Variables and Data Types Notes

Variables and Data Types

Definitions:

  • Variable: A characteristic or attribute that can take on different values.
    • Examples: Age, weight, height, blood pressure, number of patients.
  • Random Variables: Variables whose values are determined by chance.
  • Data: The values that a variable can assume; a collection of data values is called a data set.

Types of Variables:

  1. Categorical/Qualitative Variables: Classify observations into distinct groups; these are unmeasurable.

    • Binary/Dichotomous Variables: Two categories (e.g., gender, pregnancy).
    • Nominal Variables: More than two categories without natural order (e.g., blood type, eye color).
    • Ordinal Variables: Categories with a natural order (e.g., cancer stages, socio-economic status).
  2. Quantitative/Numerical Variables: Measurable or countable.

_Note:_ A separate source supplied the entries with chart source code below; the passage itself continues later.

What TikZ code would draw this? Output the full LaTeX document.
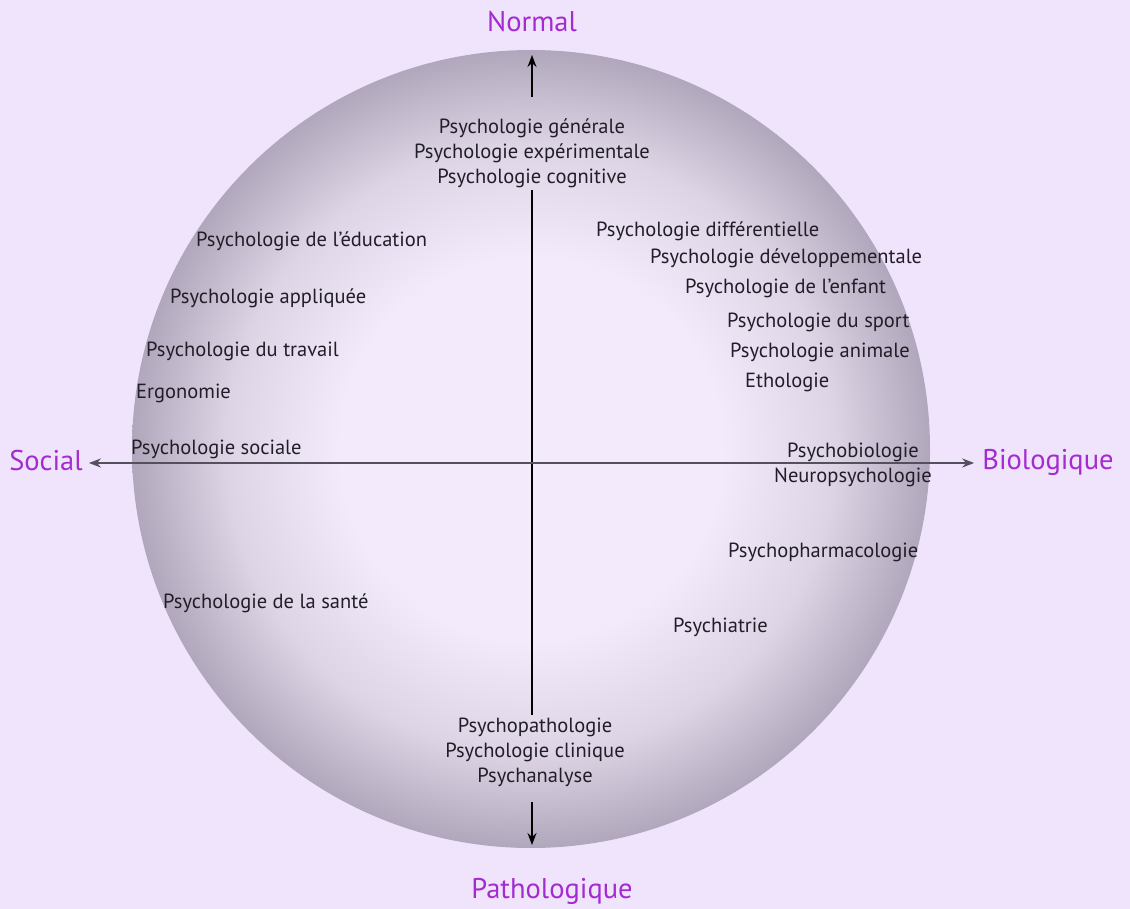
\documentclass[tikz,border=0pt]{standalone}
\usepackage{fontspec}
\setmainfont{PT Sans}
\usetikzlibrary{arrows.meta}
\definecolor{bgpurple}{HTML}{F0E4FC}
\definecolor{orbin}{HTML}{F3EBFB}
\definecolor{orbmid}{HTML}{DDD4E5}
\definecolor{orbout}{HTML}{B1A7BC}
\definecolor{inkgray}{HTML}{221E28}
\definecolor{polepurple}{HTML}{A42BD0}
\definecolor{axisgray}{HTML}{55505E}
\pgfdeclareradialshading{orb}{\pgfpoint{0bp}{0bp}}{color(0bp)=(orbin); color(12bp)=(orbin); color(19bp)=(orbmid); color(25bp)=(orbout); color(50bp)=(orbout)}

\begin{document}
\begin{tikzpicture}[
  x=1pt, y=-1pt,
  field/.style={font=\fontsize{20.5}{25}\selectfont, text=inkgray, inner sep=2pt, anchor=west},
  stack/.style={font=\fontsize{20.5}{25}\selectfont, text=inkgray, align=center, inner sep=2pt},
  pole/.style={font=\fontsize{28.5}{32}\selectfont, text=polepurple, inner sep=4pt},
  varr/.style={-{Stealth[length=12pt, width=9pt]}, line width=1.3pt, color=black},
  harr/.style={{Stealth[length=12pt, width=9pt]}-{Stealth[length=12pt, width=9pt]}, line width=2.2pt, color=axisgray, shorten <=2pt, shorten >=4pt},
]
\fill[bgpurple] (0,0) rectangle (1130,909);
\useasboundingbox (0,0) rectangle (1130,909);
\shade[shading=orb] (531,449) circle[radius=399];

% poles
\node[pole] (normal) at (532,22) {Normal};
\node[pole] (social) at (46,461) {Social};
\node[pole] (biolog) at (1048,462) {Biologique};
\node[pole] (patho) at (552,891) {Pathologique};

% axes
\coordinate (hub) at (532,463);
\coordinate (ntail) at (532,97);
\coordinate (ntip) at (532,55);
\coordinate (stail) at (532,802);
\coordinate (stip) at (532,845);
\node[stack] (normblk) at (532,153) {Psychologie générale\\Psychologie expérimentale\\Psychologie cognitive};
\node[stack] (pathblk) at (535,752) {Psychopathologie\\Psychologie clinique\\Psychanalyse};
\draw[varr] (ntail) -- (ntip);
\draw[line width=1.3pt] (normblk.south -| hub) -- (pathblk.north -| hub);
\draw[varr] (stail) -- (stip);
\draw[harr] (social.east |- hub) -- (biolog.west |- hub);

% social side
\node[field] (educ) at (194,241) {Psychologie de l'éducation};
\node[field] (appl) at (168,298) {Psychologie appliquée};
\node[field] (trav) at (144,351) {Psychologie du travail};
\node[field] (ergo) at (134,393) {Ergonomie};
\node[field] (soci) at (129,449) {Psychologie sociale};
\node[field] (sante) at (161,603) {Psychologie de la santé};

% biological side
\node[field] (diff) at (594,231) {Psychologie différentielle};
\node[field] (devel) at (648,258) {Psychologie développementale};
\node[field] (enfant) at (683,288) {Psychologie de l'enfant};
\node[field] (sport) at (725,322) {Psychologie du sport};
\node[field] (anim) at (728,352) {Psychologie animale};
\node[field] (etho) at (743,382) {Ethologie};
\node[stack] (neuro) at (853,465) {Psychobiologie\\Neuropsychologie};
\node[field] (pharma) at (726,552) {Psychopharmacologie};
\node[field] (psychia) at (671,627) {Psychiatrie};
\end{tikzpicture}
\end{document}
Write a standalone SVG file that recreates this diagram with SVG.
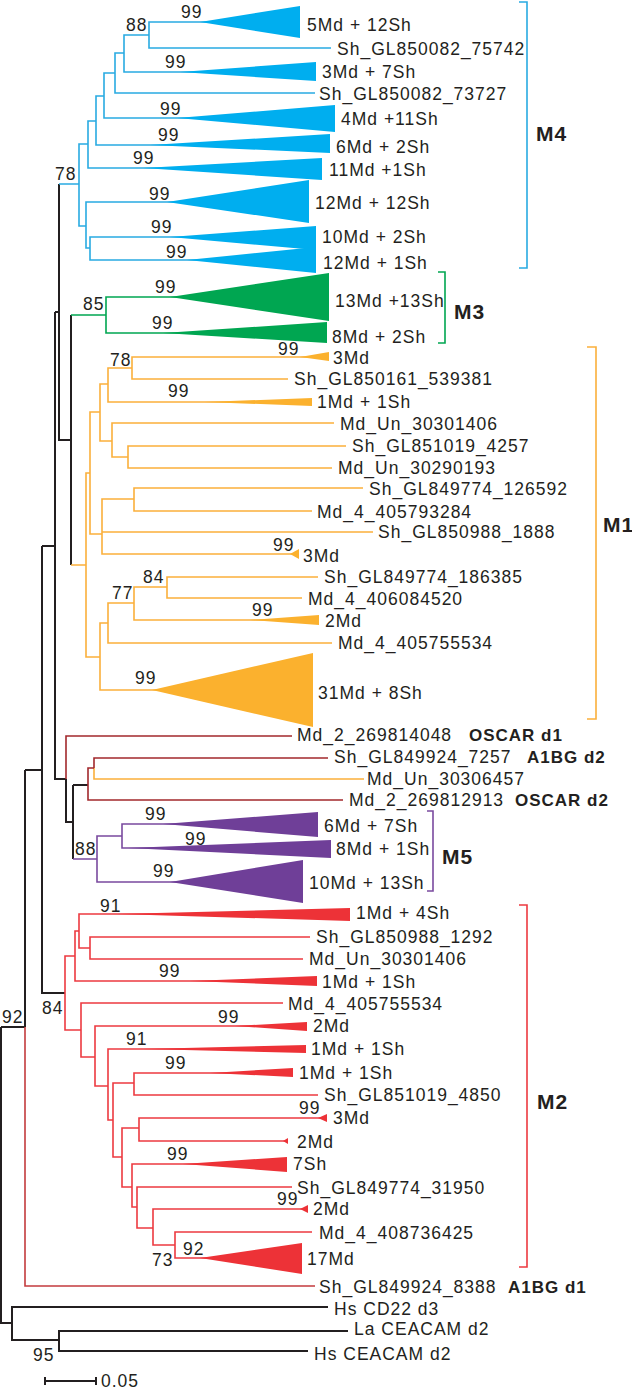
<svg xmlns="http://www.w3.org/2000/svg" width="632" height="1390" viewBox="0 0 632 1390">
<style>
text{font-family:"Liberation Sans",Arial,sans-serif;font-size:17.5px;letter-spacing:1px;fill:#231f20}
.b{font-weight:bold;font-size:17px}
.g{font-weight:bold;font-size:21px}
path{fill:none;stroke-width:1.6;stroke-linejoin:miter}
.k{stroke:#231f20;stroke-width:2}
.cb{stroke:#29abe2}.fb{fill:#00aeef}
.cg{stroke:#00a651}.fg{fill:#00a651}
.co{stroke:#fbb03b}.fo{fill:#fbb12e}
.cp{stroke:#7a4a9f}.fp{fill:#6f3f98}
.cr{stroke:#ed3a40}.fr{fill:#ed3237}
.cm{stroke:#a2282c}
.ca{stroke:#c33b3e}
</style>
<g id="connectors">
<path class="k" d="M59,184V440H71M55,312H59M71,315V565M55,312V779H66M42,546H55M42,546V993H65M25,770H42M25,770V1027M1,1027H25M1,1027V1323H12M328,1307H12V1340H59M348,1331H59V1351H308M66,779V822H73M73,785V859M73,785H88M45,1381H96M45,1377V1385M96,1377V1385"/>
<path class="cb" d="M59,184H79M88,144H79V226H86M96,121H88V168H322M104,96H96V145H330M115,73H104V118H335M124,53H115V93H315M149,35H124V72H316M300,22H149V48H331M309,202H86V248H90M316,237H90V260H316"/>
<path class="cg" d="M71,315H106M329,297H106V333H327"/>
<path class="co" d="M71,565H86M90,473H86V657H100M100,412H90V534H102M108,384H100V441H112M132,368H108V402H312M329,357H132V379H288M334,423H112V457H128M346,446H128V468H332M134,499H102V554H299M102,532H373M363,488H134V511H312M108,623H100V690H313M134,603H108V643H332M167,587H134V620H319M318,577H167V598H302M94,768V779H364"/>
<path class="cm" d="M292,736H66V779M94,768H88V800H343M94,768V758H328"/>
<path class="ca" d="M25,1027V1286H315"/>
<path class="cp" d="M73,859H97M122,836H97V882H303M318,824H122V848H331"/>
<path class="cr" d="M75,956H65V1030H81M79,931H75V981H317M350,914H79V948H90M310,937H90V959H303M283,1003H81V1057H95M307,1026H95V1086H108M306,1049H108V1120H113M134,1083H113V1157H122M293,1073H134V1095H318M139,1128H122V1187H132M327,1118H139V1141H288M287,1164H132V1207H137M292,1187H137V1228H153M308,1209H153V1245H175M312,1232H175V1258H302"/>
</g>
<g id="bootstrap">
<text x="181" y="18">99</text><text x="126" y="31">88</text><text x="165" y="68">99</text><text x="160" y="115">99</text><text x="158" y="141">99</text><text x="133" y="164">99</text><text x="55" y="180">78</text><text x="149" y="200">99</text><text x="151" y="233">99</text><text x="166" y="258">99</text>
<text x="155" y="293">99</text><text x="83" y="310">85</text><text x="152" y="329">99</text>
<text x="278" y="355">99</text><text x="110" y="366">78</text><text x="168" y="397">99</text><text x="273" y="551">99</text><text x="143" y="583">84</text><text x="112" y="599">77</text><text x="252" y="616">99</text><text x="135" y="684">99</text>
<text x="145" y="820">99</text><text x="185" y="845">99</text><text x="75" y="855">88</text><text x="153" y="877">99</text>
<text x="100" y="912">91</text><text x="159" y="977">99</text><text x="42" y="1014">84</text><text x="2" y="1023">92</text><text x="218" y="1023">99</text><text x="126" y="1045">91</text><text x="165" y="1069">99</text><text x="299" y="1114">99</text><text x="167" y="1160">99</text><text x="277" y="1205">99</text><text x="183" y="1255">92</text><text x="152" y="1266">73</text><text x="33" y="1361">95</text>
</g>
<g id="M4">
<polygon class="fb" points="200,22 300,6 300,38"/><text x="307" y="31">5Md + 12Sh</text>
<text x="337" y="55">Sh_GL850082_75742</text>
<polygon class="fb" points="180,72 316,62 316,81"/><text x="322" y="78">3Md + 7Sh</text>
<text x="319" y="100">Sh_GL850082_73727</text>
<polygon class="fb" points="177,118 335,105 335,132"/><text x="341" y="125">4Md +11Sh</text>
<polygon class="fb" points="150,145 330,134 330,153"/><text x="336" y="153">6Md + 2Sh</text>
<polygon class="fb" points="143,168 322,158 322,180"/><text x="329" y="176">11Md +1Sh</text>
<polygon class="fb" points="167,202 309,180 309,223"/><text x="315" y="209">12Md + 12Sh</text>
<polygon class="fb" points="170,237 316,226 316,250"/><text x="322" y="243">10Md + 2Sh</text>
<polygon class="fb" points="187,260 316,247 316,273"/><text x="323" y="269">12Md + 1Sh</text>
<path class="cb" stroke-width="2" d="M519,2H527V268H519"/><text class="g" x="536" y="141">M4</text>
</g>
<g id="M3">
<polygon class="fg" points="170,297 329,273 329,321"/><text x="335" y="307">13Md +13Sh</text>
<polygon class="fg" points="163,333 327,322 327,343"/><text x="332" y="343">8Md + 2Sh</text>
<path class="cg" stroke-width="2" d="M438,272H445V343H438"/><text class="g" x="454" y="319">M3</text>
</g>
<g id="M1">
<polygon class="fo" points="300,357 329,352 329,361"/><text x="333" y="364">3Md</text>
<text x="294" y="385">Sh_GL850161_539381</text>
<polygon class="fo" points="205,402 312,398 312,406"/><text x="317" y="408">1Md + 1Sh</text>
<text x="340" y="430">Md_Un_30301406</text>
<text x="352" y="452">Sh_GL851019_4257</text>
<text x="338" y="474">Md_Un_30290193</text>
<text x="369" y="495">Sh_GL849774_126592</text>
<text x="317" y="518">Md_4_405793284</text>
<text x="378" y="538">Sh_GL850988_1888</text>
<polygon class="fo" points="290,554 299,549 299,559"/><text x="303" y="562">3Md</text>
<text x="324" y="583">Sh_GL849774_186385</text>
<text x="308" y="605">Md_4_406084520</text>
<polygon class="fo" points="250,620 319,615 319,625"/><text x="325" y="627">2Md</text>
<text x="338" y="649">Md_4_405755534</text>
<polygon class="fo" points="152,690 313,653 313,727"/><text x="318" y="699">31Md + 8Sh</text>
<path class="co" stroke-width="2" d="M587,347H596V719H587"/><text class="g" x="603" y="532">M1</text>
</g>
<g id="OSCAR_A1BG">
<text x="297" y="741">Md_2_269814048</text><text class="b" x="469" y="741">OSCAR d1</text>
<text x="334" y="763">Sh_GL849924_7257</text><text class="b" x="527" y="763">A1BG d2</text>
<text x="367" y="785">Md_Un_30306457</text>
<text x="349" y="806">Md_2_269812913</text><text class="b" x="515" y="806">OSCAR d2</text>
</g>
<g id="M5">
<polygon class="fp" points="163,824 318,812 318,837"/><text x="324" y="832">6Md + 7Sh</text>
<polygon class="fp" points="128,848 331,840 331,858"/><text x="336" y="855">8Md + 1Sh</text>
<polygon class="fp" points="170,882 303,860 303,903"/><text x="309" y="889">10Md + 13Sh</text>
<path class="cp" stroke-width="2" d="M427,811H433V891H427"/><text class="g" x="442" y="864">M5</text>
</g>
<g id="M2">
<polygon class="fr" points="117,914 350,908 350,921"/><text x="356" y="919">1Md + 4Sh</text>
<text x="316" y="943">Sh_GL850988_1292</text>
<text x="309" y="965">Md_Un_30301406</text>
<polygon class="fr" points="190,981 317,976 317,986"/><text x="322" y="988">1Md + 1Sh</text>
<text x="288" y="1010">Md_4_405755534</text>
<polygon class="fr" points="235,1026 307,1022 307,1031"/><text x="313" y="1032">2Md</text>
<polygon class="fr" points="143,1049 306,1045 306,1053"/><text x="311" y="1055">1Md + 1Sh</text>
<polygon class="fr" points="210,1073 293,1068 293,1077"/><text x="299" y="1079">1Md + 1Sh</text>
<text x="324" y="1101">Sh_GL851019_4850</text>
<polygon class="fr" points="318,1118 327,1114 327,1122"/><text x="333" y="1124">3Md</text>
<polygon class="fr" points="283,1141 288,1138 288,1144"/><text x="297" y="1148">2Md</text>
<polygon class="fr" points="183,1164 287,1157 287,1172"/><text x="293" y="1170">7Sh</text>
<text x="297" y="1194">Sh_GL849774_31950</text>
<polygon class="fr" points="300,1209 308,1205 308,1213"/><text x="313" y="1215">2Md</text>
<text x="319" y="1239">Md_4_408736425</text>
<polygon class="fr" points="200,1258 302,1243 302,1274"/><text x="307" y="1265">17Md</text>
<path class="cr" stroke-width="2" d="M519,905H527V1267H519"/><text class="g" x="537" y="1109">M2</text>
</g>
<g id="outgroup">
<text x="319" y="1293">Sh_GL849924_8388</text><text class="b" x="508" y="1293">A1BG d1</text>
<text x="334" y="1315">Hs CD22 d3</text>
<text x="354" y="1335">La CEACAM d2</text>
<text x="314" y="1360">Hs CEACAM d2</text>
</g>
<g id="scale"><text x="101" y="1387">0.05</text></g>
</svg>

    • Discrete Variables: Whole number values (e.g., number of visits).
    • Continuous Variables: Can take any value in a range (e.g., height, temperature).

Relationships Between Variables:

  • Response Variable (Dependent/Outcome Variable): Measured and affected by other variables.
  • Explanatory Variable (Independent/Predictor Variable): Used to predict changes in the response variable.

Scales of Measurement:

  • Nominal Scale: Classifies data into non-overlapping categories; no order (e.g., gender, blood type).
  • Ordinal Scale: Categories can be ranked; precise differences do not exist (e.g., pain level).
  • Interval Scale: Ranked with precise unit differences; no true zero (e.g., temperature in Celsius).
  • Ratio Scale: Equal ratios and intervals exist; a true zero point (e.g., weight).

Examples of Measurement Scales:

  • Nominal: Zip code, gender, race, political affiliation.
  • Ordinal: Grade, judging ranks, socioeconomic status.
  • Interval: Temperature, time, IQ scores.
  • Ratio: Weight, height, salary, age.

Types of Data:

  • Categorical Data: Not measurable numerically.
    • Nominal Data: Blood type, gender.
    • Ordinal Data: Cancer stages, grading.
  • Quantitative Data: Measurable numerically.
    • Discrete Data: Whole numbers like the number of patients.
    • Continuous Data: Any measurable quantities like height or weight.

Example - Classification:

  • For a data set: Patient ID, Age, Blood Pressure, BMI, Diabetes Status,
    • Categorical Variables: Diabetes Status (Yes/No).
    • Quantitative Variables: Age (Continuous), Blood Pressure (Continuous), BMI (Continuous).